What the task asks → Where a line of the listing below includes the word "this", reproduce that line.

[Saved entries]

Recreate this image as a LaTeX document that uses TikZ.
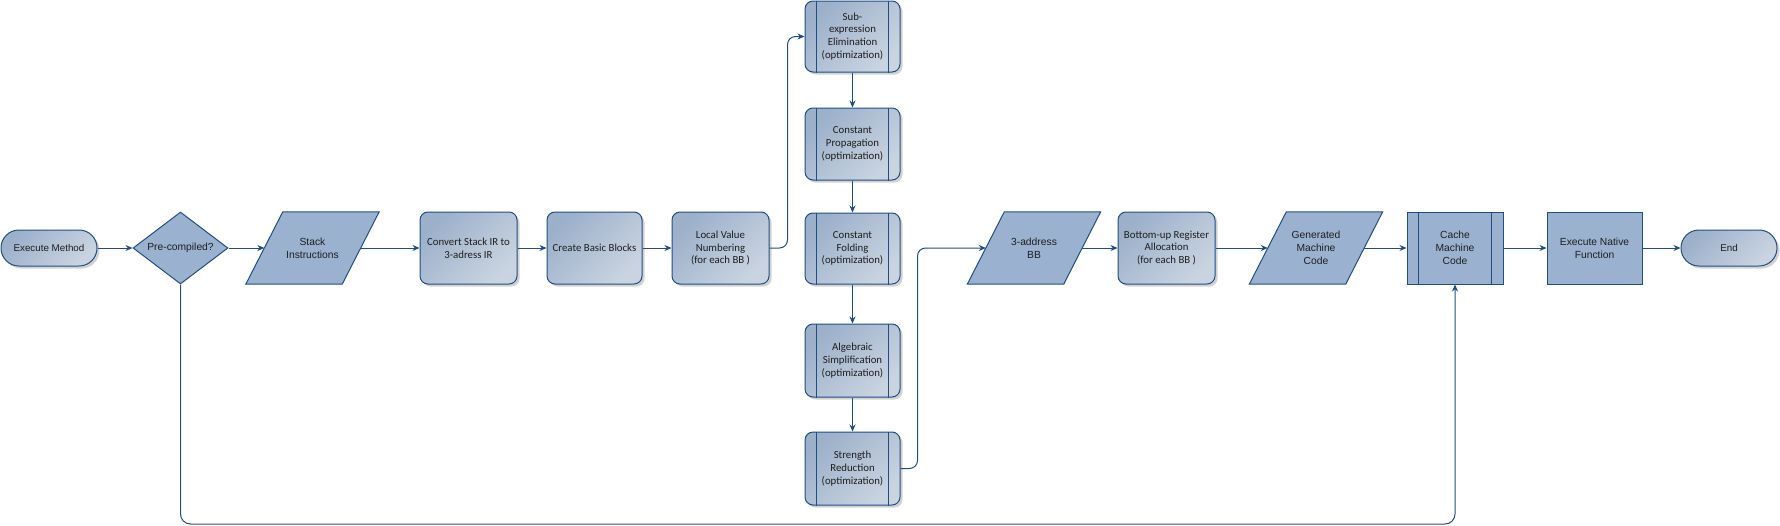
\documentclass[tikz,border=0pt]{standalone}
\usepackage{fontspec}
\setmainfont{Liberation Sans}
\newfontfamily\calfont{Carlito}
\usetikzlibrary{shapes.geometric,arrows.meta,shadows,backgrounds}
\definecolor{edgeblue}{HTML}{1F4E85}
\definecolor{flatfill}{HTML}{9AB2D0}
\definecolor{gradA}{HTML}{9CB0CA}
\definecolor{gradB}{HTML}{CAD4E1}
\definecolor{txt}{HTML}{1E1E1E}
\begin{document}
\begin{tikzpicture}[x=1pt,y=-1pt,
  base/.style={draw=edgeblue, line width=1pt, text=txt, align=center, inner sep=0pt},
  shadowed/.style={drop shadow={shadow xshift=2.5pt, shadow yshift=-2.5pt, fill=black!35, opacity=0.5}},
  grad/.style={top color=gradA, bottom color=gradB, shading angle=45},
  arialfont/.style={font=\fontsize{10.3}{13}\selectfont},
  calibrifont/.style={font=\calfont\fontsize{10.8}{12.8}\selectfont},
  procbox/.style={base, rectangle, rounded corners=8pt, minimum width=97pt, minimum height=72pt, grad, shadowed, calibrifont},
  prebox/.style={procbox, minimum width=95pt},
  pill/.style={base, rectangle, rounded corners=17.9pt, minimum width=96pt, minimum height=36pt, grad, shadowed, font=\fontsize{9.8}{12}\selectfont},
  flatbox/.style={base, rectangle, fill=flatfill, minimum width=96pt, minimum height=72pt, arialfont},
  decision/.style={base, diamond, fill=flatfill, minimum width=95pt, minimum height=72pt, aspect=1.32, arialfont},
  iobox/.style={inner sep=0pt, minimum width=96pt, minimum height=72pt, text=txt, align=center, arialfont},
  paraline/.style={draw=edgeblue, line width=1pt, fill=flatfill},
  innerline/.style={draw=edgeblue, line width=1pt},
  conn/.style={draw=edgeblue, line width=1pt, -{Stealth[length=7pt,width=6pt]}}
]
\useasboundingbox (0,0) rectangle (1780,525);

\node[pill] (exec) at (49,248) {Execute Method};
\node[decision] (dec) at (180.5,248) {Pre-compiled?};
\node[iobox] (stack) at (312.5,248) {Stack\\Instructions};
\node[procbox] (conv) at (468.5,248) {Convert Stack IR to\\3-adress IR};
\node[procbox, minimum width=95pt] (cbb) at (594.5,248) {Create Basic Blocks};
\node[procbox] (lvn) at (720.5,248) {Local Value\\Numbering\\(for each BB )};
\node[prebox, minimum height=71pt] (sub) at (852.5,36.5) {Sub-\\expression\\Elimination\\(optimization)};
\node[prebox] (cp) at (852.5,144) {Constant\\Propagation\\(optimization)};
\node[prebox, minimum height=71pt] (cf) at (852.5,248.5) {Constant\\Folding\\(optimization)};
\node[prebox, minimum height=73pt] (as) at (852.5,360.5) {Algebraic\\Simplification\\(optimization)};
\node[prebox, minimum height=73pt] (sr) at (852.5,468.5) {Strength\\Reduction\\(optimization)};
\node[iobox] (tac) at (1034,248) {3-address\\BB};
\node[procbox] (bra) at (1166.5,248) {Bottom-up Register\\Allocation\\(for each BB )};
\node[iobox] (gen) at (1316,248) {Generated\\Machine\\Code};
\node[flatbox] (cache) at (1455,248) {Cache\\Machine\\Code};
\node[flatbox, minimum width=95pt] (enf) at (1594.5,248) {Execute Native\\Function};
\node[pill] (fin) at (1729,248) {End};

\begin{scope}[on background layer]
  \foreach \n in {stack,tac,gen}{
    \path[paraline] ([xshift=-18.5pt]\n.south west) -- ([xshift=18.5pt]\n.north west)
      -- ([xshift=18.5pt]\n.north east) -- ([xshift=-18.5pt]\n.south east) -- cycle;
  }
\end{scope}

\foreach \n in {sub,cp,cf,as,sr,cache}{
  \path[innerline] ([xshift=12pt]\n.north west) -- ([xshift=12pt]\n.south west);
  \path[innerline] ([xshift=-12pt]\n.north east) -- ([xshift=-12pt]\n.south east);
}

\draw[conn] (exec) -- (dec);
\draw[conn] (dec) -- (stack);
\draw[conn] (stack) -- (conv);
\draw[conn] (conv) -- (cbb);
\draw[conn] (cbb) -- (lvn);
\draw[conn, rounded corners=8pt] (lvn.east) -- ++(18,0) |- (sub.west);
\draw[conn] (sub) -- (cp);
\draw[conn] (cp) -- (cf);
\draw[conn] (cf) -- (as);
\draw[conn] (as) -- (sr);
\draw[conn, rounded corners=8pt] (sr.east) -- ++(17,0) |- (tac.west);
\draw[conn] (tac) -- (bra);
\draw[conn] (bra) -- (gen);
\draw[conn] (gen) -- (cache);
\draw[conn] (cache) -- (enf);
\draw[conn] (enf) -- (fin);
\draw[conn, rounded corners=10pt] (dec.south) -- ++(0,239.5) -| (cache.south);
\end{tikzpicture}
\end{document}
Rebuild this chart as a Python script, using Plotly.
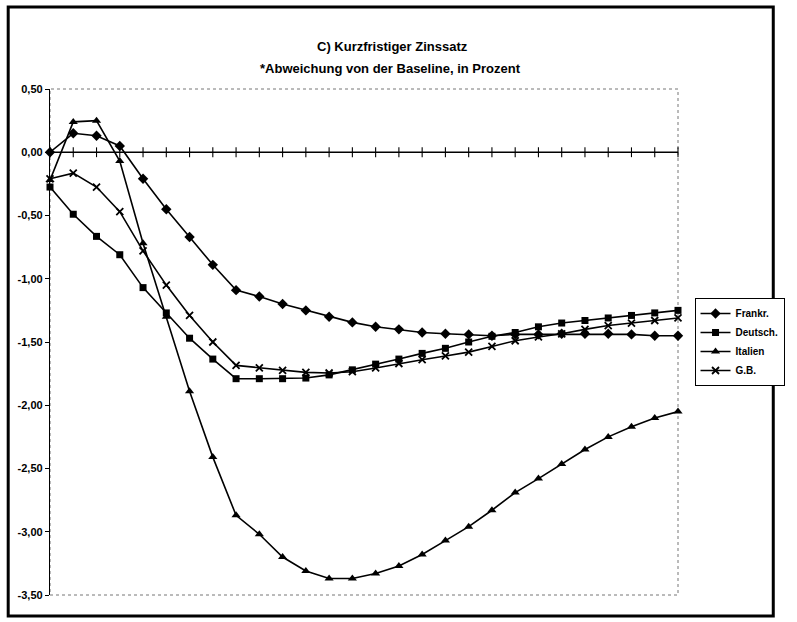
import plotly.graph_objects as go

# Quarter index of the simulation horizon (28 periods)
periods = list(range(28))

frankreich = [0.00, 0.15, 0.13, 0.05, -0.21, -0.45, -0.67, -0.89, -1.09, -1.14,
              -1.20, -1.25, -1.30, -1.345, -1.38, -1.40, -1.425, -1.435, -1.44, -1.45,
              -1.44, -1.44, -1.435, -1.435, -1.435, -1.44, -1.45, -1.45]
deutschland = [-0.275, -0.49, -0.665, -0.81, -1.07, -1.27, -1.47, -1.635, -1.79, -1.79,
               -1.79, -1.785, -1.76, -1.72, -1.675, -1.635, -1.59, -1.55, -1.50, -1.455,
               -1.425, -1.38, -1.35, -1.33, -1.31, -1.29, -1.27, -1.25]
italien = [-0.22, 0.24, 0.25, -0.07, -0.72, -1.30, -1.89, -2.41, -2.87, -3.02,
           -3.20, -3.31, -3.37, -3.37, -3.33, -3.27, -3.18, -3.07, -2.96, -2.83,
           -2.69, -2.58, -2.465, -2.35, -2.25, -2.17, -2.10, -2.05]
grossbritannien = [-0.21, -0.165, -0.275, -0.47, -0.78, -1.05, -1.29, -1.50, -1.685, -1.705,
                   -1.725, -1.74, -1.745, -1.735, -1.705, -1.67, -1.64, -1.61, -1.58, -1.535,
                   -1.49, -1.46, -1.435, -1.40, -1.37, -1.35, -1.33, -1.31]

series_names = ["Frankr.", "Deutsch.", "Italien", "G.B."]
y_ticks = [0.5, 0.0, -0.5, -1.0, -1.5, -2.0, -2.5, -3.0, -3.5]
y_tick_text = ["0,50", "0,00", "-0,50", "-1,00", "-1,50", "-2,00", "-2,50", "-3,00", "-3,50"]

FONT = "Liberation Sans Narrow, Arial Narrow, Liberation Sans, Arial, sans-serif"
W, H = 797, 622
ML, MR, MT, MB = 50, 101, 89, 27
PW, PH = W - ML - MR, H - MT - MB


def px_x(px):
    return (px - ML) / PW


def px_y(py):
    return (H - MB - py) / PH


fig = go.Figure()

# category axis at zero with crossing tick marks
fig.add_trace(go.Scatter(
    x=periods, y=[0] * len(periods), mode="lines+markers",
    line=dict(color="black", width=1.3),
    marker=dict(symbol="line-ns-open", size=7, line=dict(color="black", width=1.1)),
    showlegend=False, hoverinfo="skip", cliponaxis=False,
))

styles = [
    dict(symbol="diamond", size=8),
    dict(symbol="square", size=7),
    dict(symbol="triangle-up", size=8),
    dict(symbol="x-thin-open", size=7, line=dict(color="black", width=1.8)),
]
for name, vals, st in zip(series_names, [frankreich, deutschland, italien, grossbritannien], styles):
    fig.add_trace(go.Scatter(
        x=periods, y=vals, mode="lines+markers", name=name,
        line=dict(color="black", width=1.6),
        marker=dict(color="black", **st),
        cliponaxis=False,
    ))

shapes = [
    # dotted plot-area border
    dict(type="rect", xref="paper", yref="paper", x0=0, x1=1, y0=0, y1=1,
         line=dict(color="#777", width=1, dash="dot"), layer="below"),
    # outer frame
    dict(type="rect", xref="paper", yref="paper",
         x0=px_x(7), x1=px_x(794), y0=px_y(616), y1=px_y(7),
         line=dict(color="black", width=3)),
]

fig.update_layout(
    width=W, height=H,
    margin=dict(l=ML, r=MR, t=MT, b=MB, pad=0),
    paper_bgcolor="white", plot_bgcolor="white",
    font=dict(family=FONT, color="black", size=10),
    showlegend=True,
    legend=dict(x=px_x(713), y=px_y(298), xanchor="left", yanchor="top",
                bordercolor="black", borderwidth=1, bgcolor="white",
                font=dict(family=FONT, size=10, weight="bold"), itemwidth=30,
                entrywidth=60, entrywidthmode="pixels",
                tracegroupgap=3),
    shapes=shapes,
    annotations=[
        dict(text="<b>C) Kurzfristiger Zinssatz</b>", xref="paper", yref="paper",
             x=px_x(402), y=px_y(37), showarrow=False, font=dict(family=FONT, size=13)),
        dict(text="<b>*Abweichung von der Baseline, in Prozent</b>", xref="paper", yref="paper",
             x=px_x(400), y=px_y(59), showarrow=False, font=dict(family=FONT, size=13)),
    ],
    xaxis=dict(range=[0, 27], showgrid=False, zeroline=False, showline=False,
               showticklabels=False, ticks=""),
    yaxis=dict(range=[-3.5, 0.5], tickvals=y_ticks, ticktext=y_tick_text,
               showgrid=False, zeroline=False, showline=True, linecolor="black", linewidth=1.3,
               ticks="outside", ticklen=4, tickcolor="black",
               tickfont=dict(family=FONT, size=11, weight="bold")),
    hovermode=False,
)

fig.write_html("out.html")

Expected answer →
Recreate this image as a LaTeX document that uses TikZ.
Rebuild this chart as a Python script, using Plotly.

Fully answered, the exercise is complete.